Overall, the bank saw a sharp drop in profits, with net income falling from $2bn in the first quarter of 2011 to $653m so far this year. That was also down from the $2bn it made in the fourth quarter of last year.
But the results were better than expected and the global markets division of Bank of America-Merrill Lynch’s investment bank, which handles trade flows, recovered from a $768m loss last quarter to a $798m profit.
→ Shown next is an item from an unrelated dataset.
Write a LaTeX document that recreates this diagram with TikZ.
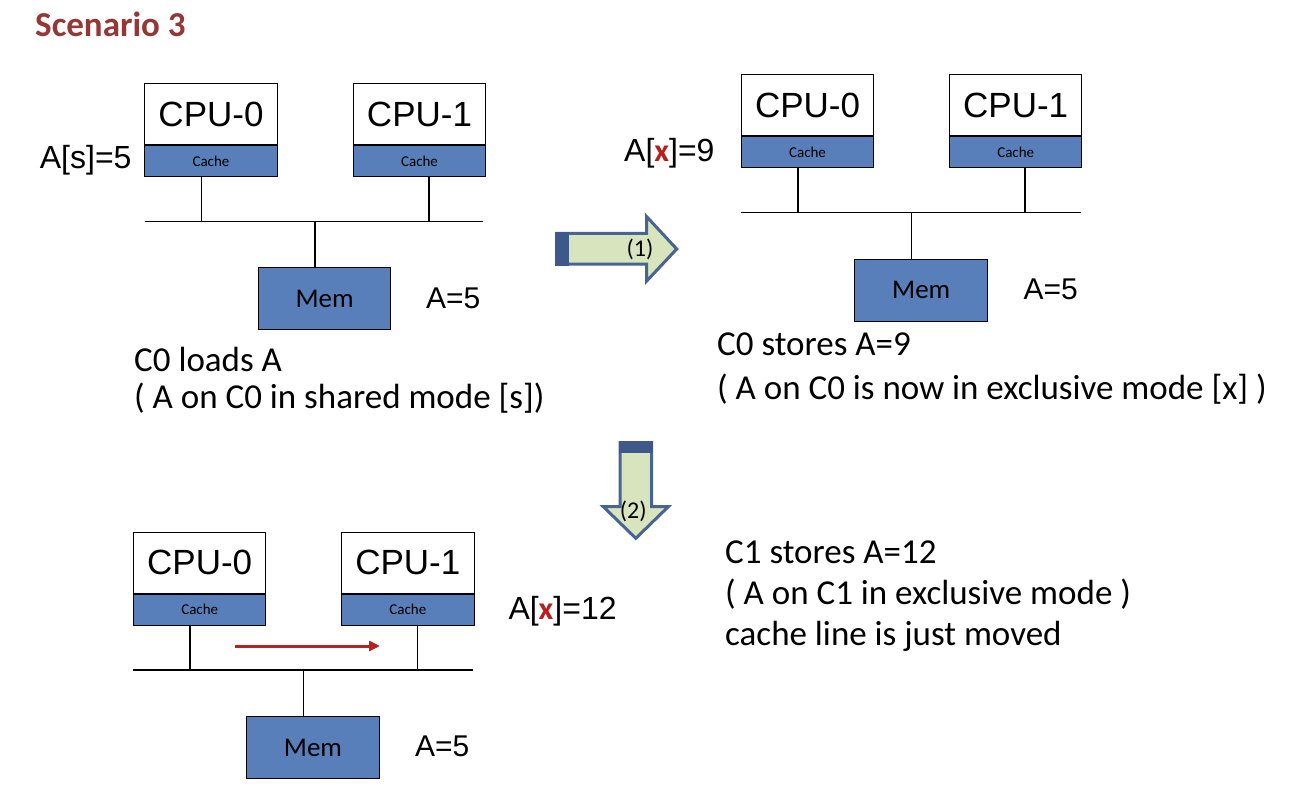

That was still only just over half the $1.4bn net profits it made in the same period of last year however.
And despite the investment bank’s better outlook, which was shared by its rivals due to a cash injection by the ECB prompting a pause in the Eurozone crisis, BoA-ML’s recovery has still been hampered by the US housing market.
It was forced to write off a $1.8bn chunk of real estate loans because of stricter regulations, despite booking an overall improvement in the quality of its loan book.
And it faces a wall of debt maturities in the next two months, a daunting prospect despite the bank’s claim that it is “well-prepared to address $34bn of parent company maturities in [the second quarter 2012], including the remaining $24bn related to the [US government’s] Temporary Liquidity Guarantee Program”.
The lender was also hit by a litigation cost of $800m, with more in the pipeline. Another $5bn’s worth of claims were filed in the first quarter of this year alone, the bank revealed, with 84 per cent of them filed by government-sponsored entities such as Fannie Mae and Freddie Mac.
BoA-ML also revealed that it expects its common equity ratio under strict Basel III definitions to be about 7.5 per cent by the end of 2012, below the minimum it needs to reach by 2019.